Aim → Reproduce each line exactly. Skip none.

Data lines →
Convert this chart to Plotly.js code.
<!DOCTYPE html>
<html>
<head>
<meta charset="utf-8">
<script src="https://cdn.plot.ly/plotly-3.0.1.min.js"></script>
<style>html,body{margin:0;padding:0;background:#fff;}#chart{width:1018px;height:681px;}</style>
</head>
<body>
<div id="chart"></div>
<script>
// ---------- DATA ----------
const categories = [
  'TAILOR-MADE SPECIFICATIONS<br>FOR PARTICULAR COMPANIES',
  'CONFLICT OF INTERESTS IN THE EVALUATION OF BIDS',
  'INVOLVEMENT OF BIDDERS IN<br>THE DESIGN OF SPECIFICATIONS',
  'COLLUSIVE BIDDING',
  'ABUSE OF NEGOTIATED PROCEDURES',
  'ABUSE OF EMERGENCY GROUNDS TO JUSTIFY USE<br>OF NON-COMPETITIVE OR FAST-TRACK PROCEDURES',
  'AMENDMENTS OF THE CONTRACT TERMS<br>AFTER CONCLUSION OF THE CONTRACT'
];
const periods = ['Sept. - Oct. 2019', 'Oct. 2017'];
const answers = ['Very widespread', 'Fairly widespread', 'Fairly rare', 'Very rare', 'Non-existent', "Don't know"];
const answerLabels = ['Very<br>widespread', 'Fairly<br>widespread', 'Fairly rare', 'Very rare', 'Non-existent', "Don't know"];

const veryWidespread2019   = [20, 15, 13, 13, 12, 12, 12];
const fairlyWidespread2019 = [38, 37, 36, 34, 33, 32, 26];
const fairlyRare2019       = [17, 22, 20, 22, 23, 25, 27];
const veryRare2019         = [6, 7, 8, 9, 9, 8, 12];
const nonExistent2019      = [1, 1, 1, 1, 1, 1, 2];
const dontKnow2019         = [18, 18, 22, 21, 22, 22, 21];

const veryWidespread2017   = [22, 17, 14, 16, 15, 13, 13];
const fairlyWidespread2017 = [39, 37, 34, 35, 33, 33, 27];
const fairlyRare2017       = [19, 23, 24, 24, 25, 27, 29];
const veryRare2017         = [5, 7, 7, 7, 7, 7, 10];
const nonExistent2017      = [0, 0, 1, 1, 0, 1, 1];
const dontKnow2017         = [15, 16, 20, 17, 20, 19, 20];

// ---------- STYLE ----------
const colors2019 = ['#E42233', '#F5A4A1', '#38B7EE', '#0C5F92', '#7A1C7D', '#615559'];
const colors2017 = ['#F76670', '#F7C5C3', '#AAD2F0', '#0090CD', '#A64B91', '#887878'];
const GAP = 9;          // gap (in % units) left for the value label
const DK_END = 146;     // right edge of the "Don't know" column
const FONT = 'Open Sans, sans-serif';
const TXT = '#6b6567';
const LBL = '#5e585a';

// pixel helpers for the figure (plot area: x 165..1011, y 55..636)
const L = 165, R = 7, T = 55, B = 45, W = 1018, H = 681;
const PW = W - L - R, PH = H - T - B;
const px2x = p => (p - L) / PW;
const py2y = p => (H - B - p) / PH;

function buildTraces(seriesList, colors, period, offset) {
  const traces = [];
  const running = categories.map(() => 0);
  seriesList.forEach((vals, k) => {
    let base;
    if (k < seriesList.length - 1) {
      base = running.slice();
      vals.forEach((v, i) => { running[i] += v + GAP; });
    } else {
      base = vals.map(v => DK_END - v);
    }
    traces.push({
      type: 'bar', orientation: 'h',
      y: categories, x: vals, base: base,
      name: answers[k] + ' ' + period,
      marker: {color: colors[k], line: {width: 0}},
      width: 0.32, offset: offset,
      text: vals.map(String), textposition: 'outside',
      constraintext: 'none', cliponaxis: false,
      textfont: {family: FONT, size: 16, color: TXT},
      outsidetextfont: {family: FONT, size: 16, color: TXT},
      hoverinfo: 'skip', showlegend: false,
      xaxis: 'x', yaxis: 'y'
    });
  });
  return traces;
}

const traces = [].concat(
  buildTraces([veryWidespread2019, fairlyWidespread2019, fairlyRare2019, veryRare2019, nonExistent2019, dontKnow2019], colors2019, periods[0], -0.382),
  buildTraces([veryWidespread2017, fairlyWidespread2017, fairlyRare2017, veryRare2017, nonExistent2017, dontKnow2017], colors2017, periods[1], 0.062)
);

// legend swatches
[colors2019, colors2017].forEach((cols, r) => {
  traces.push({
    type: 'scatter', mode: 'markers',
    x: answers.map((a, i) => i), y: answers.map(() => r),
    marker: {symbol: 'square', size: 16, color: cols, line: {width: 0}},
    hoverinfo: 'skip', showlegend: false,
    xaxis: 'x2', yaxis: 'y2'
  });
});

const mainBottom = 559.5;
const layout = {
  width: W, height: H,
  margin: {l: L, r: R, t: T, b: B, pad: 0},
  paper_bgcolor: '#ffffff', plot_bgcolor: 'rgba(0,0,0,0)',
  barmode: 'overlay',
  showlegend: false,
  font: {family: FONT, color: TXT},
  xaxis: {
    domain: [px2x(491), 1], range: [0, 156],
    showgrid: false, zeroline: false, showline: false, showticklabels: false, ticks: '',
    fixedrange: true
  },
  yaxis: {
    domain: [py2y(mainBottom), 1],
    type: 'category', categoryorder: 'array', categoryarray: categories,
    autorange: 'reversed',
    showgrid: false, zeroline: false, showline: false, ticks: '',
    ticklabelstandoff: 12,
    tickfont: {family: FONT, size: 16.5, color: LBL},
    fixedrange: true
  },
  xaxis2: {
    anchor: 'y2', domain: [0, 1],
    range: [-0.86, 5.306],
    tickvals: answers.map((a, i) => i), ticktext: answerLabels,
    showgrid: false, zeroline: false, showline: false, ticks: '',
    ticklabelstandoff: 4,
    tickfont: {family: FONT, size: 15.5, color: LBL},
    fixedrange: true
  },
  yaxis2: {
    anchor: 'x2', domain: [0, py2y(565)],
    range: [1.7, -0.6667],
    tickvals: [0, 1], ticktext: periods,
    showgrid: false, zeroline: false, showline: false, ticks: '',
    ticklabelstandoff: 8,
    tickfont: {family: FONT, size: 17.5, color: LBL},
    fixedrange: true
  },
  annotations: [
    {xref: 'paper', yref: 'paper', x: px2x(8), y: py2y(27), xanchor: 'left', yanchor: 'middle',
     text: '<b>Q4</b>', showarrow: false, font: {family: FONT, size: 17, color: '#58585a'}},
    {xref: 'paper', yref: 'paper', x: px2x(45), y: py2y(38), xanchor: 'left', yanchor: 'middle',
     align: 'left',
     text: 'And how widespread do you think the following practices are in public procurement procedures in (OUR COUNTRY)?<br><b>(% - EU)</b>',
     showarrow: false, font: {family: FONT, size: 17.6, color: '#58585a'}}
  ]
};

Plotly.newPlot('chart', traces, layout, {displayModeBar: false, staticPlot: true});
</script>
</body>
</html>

Written solution →
Convert this chart to Plotly.js code.
<!DOCTYPE html>
<html>
<head>
<meta charset="utf-8">
<script src="https://cdn.plot.ly/plotly-3.0.1.min.js"></script>
<style>html,body{margin:0;padding:0;background:#fff;}#chart{width:1018px;height:681px;}</style>
</head>
<body>
<div id="chart"></div>
<script>
// ---------- DATA ----------
const categories = [
  'TAILOR-MADE SPECIFICATIONS<br>FOR PARTICULAR COMPANIES',
  'CONFLICT OF INTERESTS IN THE EVALUATION OF BIDS',
  'INVOLVEMENT OF BIDDERS IN<br>THE DESIGN OF SPECIFICATIONS',
  'COLLUSIVE BIDDING',
  'ABUSE OF NEGOTIATED PROCEDURES',
  'ABUSE OF EMERGENCY GROUNDS TO JUSTIFY USE<br>OF NON-COMPETITIVE OR FAST-TRACK PROCEDURES',
  'AMENDMENTS OF THE CONTRACT TERMS<br>AFTER CONCLUSION OF THE CONTRACT'
];
const periods = ['Sept. - Oct. 2019', 'Oct. 2017'];
const answers = ['Very widespread', 'Fairly widespread', 'Fairly rare', 'Very rare', 'Non-existent', "Don't know"];
const answerLabels = ['Very<br>widespread', 'Fairly<br>widespread', 'Fairly rare', 'Very rare', 'Non-existent', "Don't know"];

const veryWidespread2019   = [20, 15, 13, 13, 12, 12, 12];
const fairlyWidespread2019 = [38, 37, 36, 34, 33, 32, 26];
const fairlyRare2019       = [17, 22, 20, 22, 23, 25, 27];
const veryRare2019         = [6, 7, 8, 9, 9, 8, 12];
const nonExistent2019      = [1, 1, 1, 1, 1, 1, 2];
const dontKnow2019         = [18, 18, 22, 21, 22, 22, 21];

const veryWidespread2017   = [22, 17, 14, 16, 15, 13, 13];
const fairlyWidespread2017 = [39, 37, 34, 35, 33, 33, 27];
const fairlyRare2017       = [19, 23, 24, 24, 25, 27, 29];
const veryRare2017         = [5, 7, 7, 7, 7, 7, 10];
const nonExistent2017      = [0, 0, 1, 1, 0, 1, 1];
const dontKnow2017         = [15, 16, 20, 17, 20, 19, 20];

// ---------- STYLE ----------
const colors2019 = ['#E42233', '#F5A4A1', '#38B7EE', '#0C5F92', '#7A1C7D', '#615559'];
const colors2017 = ['#F76670', '#F7C5C3', '#AAD2F0', '#0090CD', '#A64B91', '#887878'];
const GAP = 9;          // gap (in % units) left for the value label
const DK_END = 146;     // right edge of the "Don't know" column
const FONT = 'Open Sans, sans-serif';
const TXT = '#6b6567';
const LBL = '#5e585a';

// pixel helpers for the figure (plot area: x 165..1011, y 55..636)
const L = 165, R = 7, T = 55, B = 45, W = 1018, H = 681;
const PW = W - L - R, PH = H - T - B;
const px2x = p => (p - L) / PW;
const py2y = p => (H - B - p) / PH;

function buildTraces(seriesList, colors, period, offset) {
  const traces = [];
  const running = categories.map(() => 0);
  seriesList.forEach((vals, k) => {
    let base;
    if (k < seriesList.length - 1) {
      base = running.slice();
      vals.forEach((v, i) => { running[i] += v + GAP; });
    } else {
      base = vals.map(v => DK_END - v);
    }
    traces.push({
      type: 'bar', orientation: 'h',
      y: categories, x: vals, base: base,
      name: answers[k] + ' ' + period,
      marker: {color: colors[k], line: {width: 0}},
      width: 0.32, offset: offset,
      text: vals.map(String), textposition: 'outside',
      constraintext: 'none', cliponaxis: false,
      textfont: {family: FONT, size: 16, color: TXT},
      outsidetextfont: {family: FONT, size: 16, color: TXT},
      hoverinfo: 'skip', showlegend: false,
      xaxis: 'x', yaxis: 'y'
    });
  });
  return traces;
}

const traces = [].concat(
  buildTraces([veryWidespread2019, fairlyWidespread2019, fairlyRare2019, veryRare2019, nonExistent2019, dontKnow2019], colors2019, periods[0], -0.382),
  buildTraces([veryWidespread2017, fairlyWidespread2017, fairlyRare2017, veryRare2017, nonExistent2017, dontKnow2017], colors2017, periods[1], 0.062)
);

// legend swatches
[colors2019, colors2017].forEach((cols, r) => {
  traces.push({
    type: 'scatter', mode: 'markers',
    x: answers.map((a, i) => i), y: answers.map(() => r),
    marker: {symbol: 'square', size: 16, color: cols, line: {width: 0}},
    hoverinfo: 'skip', showlegend: false,
    xaxis: 'x2', yaxis: 'y2'
  });
});

const mainBottom = 559.5;
const layout = {
  width: W, height: H,
  margin: {l: L, r: R, t: T, b: B, pad: 0},
  paper_bgcolor: '#ffffff', plot_bgcolor: 'rgba(0,0,0,0)',
  barmode: 'overlay',
  showlegend: false,
  font: {family: FONT, color: TXT},
  xaxis: {
    domain: [px2x(491), 1], range: [0, 156],
    showgrid: false, zeroline: false, showline: false, showticklabels: false, ticks: '',
    fixedrange: true
  },
  yaxis: {
    domain: [py2y(mainBottom), 1],
    type: 'category', categoryorder: 'array', categoryarray: categories,
    autorange: 'reversed',
    showgrid: false, zeroline: false, showline: false, ticks: '',
    ticklabelstandoff: 12,
    tickfont: {family: FONT, size: 16.5, color: LBL},
    fixedrange: true
  },
  xaxis2: {
    anchor: 'y2', domain: [0, 1],
    range: [-0.86, 5.306],
    tickvals: answers.map((a, i) => i), ticktext: answerLabels,
    showgrid: false, zeroline: false, showline: false, ticks: '',
    ticklabelstandoff: 4,
    tickfont: {family: FONT, size: 15.5, color: LBL},
    fixedrange: true
  },
  yaxis2: {
    anchor: 'x2', domain: [0, py2y(565)],
    range: [1.7, -0.6667],
    tickvals: [0, 1], ticktext: periods,
    showgrid: false, zeroline: false, showline: false, ticks: '',
    ticklabelstandoff: 8,
    tickfont: {family: FONT, size: 17.5, color: LBL},
    fixedrange: true
  },
  annotations: [
    {xref: 'paper', yref: 'paper', x: px2x(8), y: py2y(27), xanchor: 'left', yanchor: 'middle',
     text: '<b>Q4</b>', showarrow: false, font: {family: FONT, size: 17, color: '#58585a'}},
    {xref: 'paper', yref: 'paper', x: px2x(45), y: py2y(38), xanchor: 'left', yanchor: 'middle',
     align: 'left',
     text: 'And how widespread do you think the following practices are in public procurement procedures in (OUR COUNTRY)?<br><b>(% - EU)</b>',
     showarrow: false, font: {family: FONT, size: 17.6, color: '#58585a'}}
  ]
};

Plotly.newPlot('chart', traces, layout, {displayModeBar: false, staticPlot: true});
</script>
</body>
</html>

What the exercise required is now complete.